* TASK DETAILS *
Retype the data that follows line by line, exactly, and leave its pictures out.

* DATA EXTRACT *
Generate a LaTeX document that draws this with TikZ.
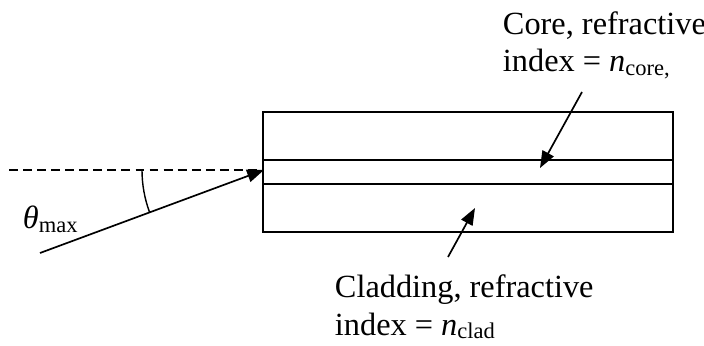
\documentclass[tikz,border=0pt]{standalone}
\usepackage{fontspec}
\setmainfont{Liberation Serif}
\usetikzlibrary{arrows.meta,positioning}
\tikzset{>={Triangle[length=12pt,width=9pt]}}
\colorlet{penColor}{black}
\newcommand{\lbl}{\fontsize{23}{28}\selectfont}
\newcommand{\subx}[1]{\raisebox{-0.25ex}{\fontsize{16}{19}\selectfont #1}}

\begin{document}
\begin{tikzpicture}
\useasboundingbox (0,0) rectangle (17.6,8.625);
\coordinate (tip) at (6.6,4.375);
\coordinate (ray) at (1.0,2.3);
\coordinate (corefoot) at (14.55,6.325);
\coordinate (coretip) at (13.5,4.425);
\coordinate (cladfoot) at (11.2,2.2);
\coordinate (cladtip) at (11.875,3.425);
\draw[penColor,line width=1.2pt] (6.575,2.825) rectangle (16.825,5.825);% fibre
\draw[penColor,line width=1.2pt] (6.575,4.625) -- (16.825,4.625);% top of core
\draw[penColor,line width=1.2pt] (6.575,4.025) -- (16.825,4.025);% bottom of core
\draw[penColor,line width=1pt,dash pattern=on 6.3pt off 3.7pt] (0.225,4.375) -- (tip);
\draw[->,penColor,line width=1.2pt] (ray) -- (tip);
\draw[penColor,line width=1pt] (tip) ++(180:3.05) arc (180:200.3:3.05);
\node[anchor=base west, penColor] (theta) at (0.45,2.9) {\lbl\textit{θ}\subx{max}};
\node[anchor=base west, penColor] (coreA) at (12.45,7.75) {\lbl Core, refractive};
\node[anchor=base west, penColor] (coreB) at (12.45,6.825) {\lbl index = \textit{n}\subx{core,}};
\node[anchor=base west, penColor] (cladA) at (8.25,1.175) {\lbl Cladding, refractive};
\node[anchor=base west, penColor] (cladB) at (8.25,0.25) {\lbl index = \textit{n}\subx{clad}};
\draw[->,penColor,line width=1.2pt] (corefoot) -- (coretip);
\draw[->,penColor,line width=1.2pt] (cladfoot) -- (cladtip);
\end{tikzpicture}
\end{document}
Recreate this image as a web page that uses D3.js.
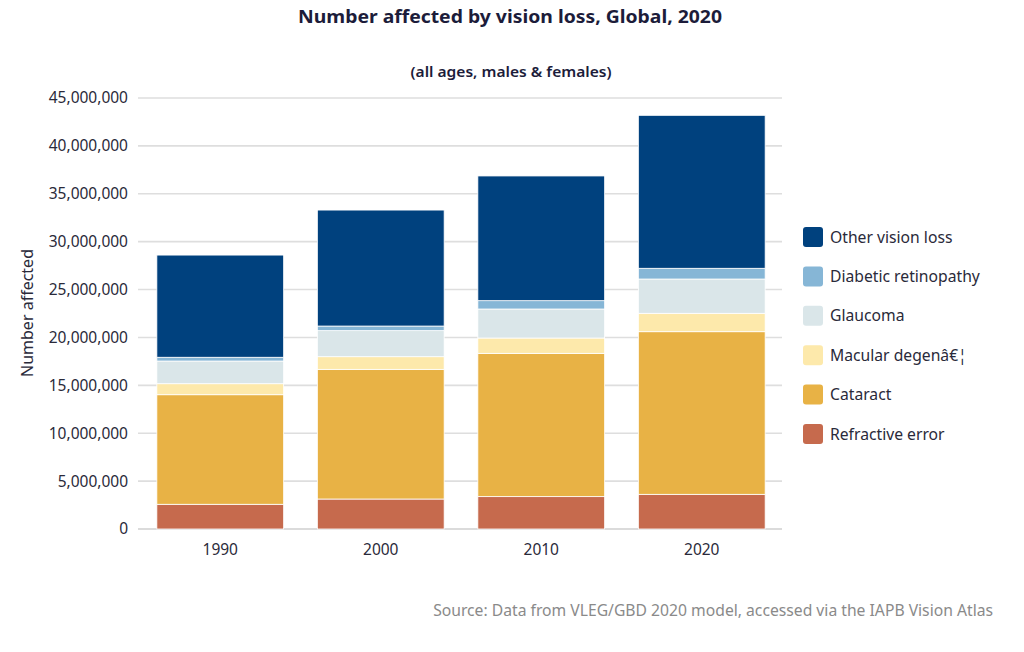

* TASK OUTPUT *
Generate a LaTeX document that draws this with TikZ.
\documentclass[tikz,border=0pt]{standalone}
\usepackage{fontspec}
\setmainfont{Liberation Serif}
\usetikzlibrary{arrows.meta,positioning}
\tikzset{>={Triangle[length=12pt,width=9pt]}}
\colorlet{penColor}{black}
\newcommand{\lbl}{\fontsize{23}{28}\selectfont}
\newcommand{\subx}[1]{\raisebox{-0.25ex}{\fontsize{16}{19}\selectfont #1}}

\begin{document}
\begin{tikzpicture}
\useasboundingbox (0,0) rectangle (17.6,8.625);
\coordinate (tip) at (6.6,4.375);
\coordinate (ray) at (1.0,2.3);
\coordinate (corefoot) at (14.55,6.325);
\coordinate (coretip) at (13.5,4.425);
\coordinate (cladfoot) at (11.2,2.2);
\coordinate (cladtip) at (11.875,3.425);
\draw[penColor,line width=1.2pt] (6.575,2.825) rectangle (16.825,5.825);% fibre
\draw[penColor,line width=1.2pt] (6.575,4.625) -- (16.825,4.625);% top of core
\draw[penColor,line width=1.2pt] (6.575,4.025) -- (16.825,4.025);% bottom of core
\draw[penColor,line width=1pt,dash pattern=on 6.3pt off 3.7pt] (0.225,4.375) -- (tip);
\draw[->,penColor,line width=1.2pt] (ray) -- (tip);
\draw[penColor,line width=1pt] (tip) ++(180:3.05) arc (180:200.3:3.05);
\node[anchor=base west, penColor] (theta) at (0.45,2.9) {\lbl\textit{θ}\subx{max}};
\node[anchor=base west, penColor] (coreA) at (12.45,7.75) {\lbl Core, refractive};
\node[anchor=base west, penColor] (coreB) at (12.45,6.825) {\lbl index = \textit{n}\subx{core,}};
\node[anchor=base west, penColor] (cladA) at (8.25,1.175) {\lbl Cladding, refractive};
\node[anchor=base west, penColor] (cladB) at (8.25,0.25) {\lbl index = \textit{n}\subx{clad}};
\draw[->,penColor,line width=1.2pt] (corefoot) -- (coretip);
\draw[->,penColor,line width=1.2pt] (cladfoot) -- (cladtip);
\end{tikzpicture}
\end{document}
Recreate this image as a web page that uses D3.js.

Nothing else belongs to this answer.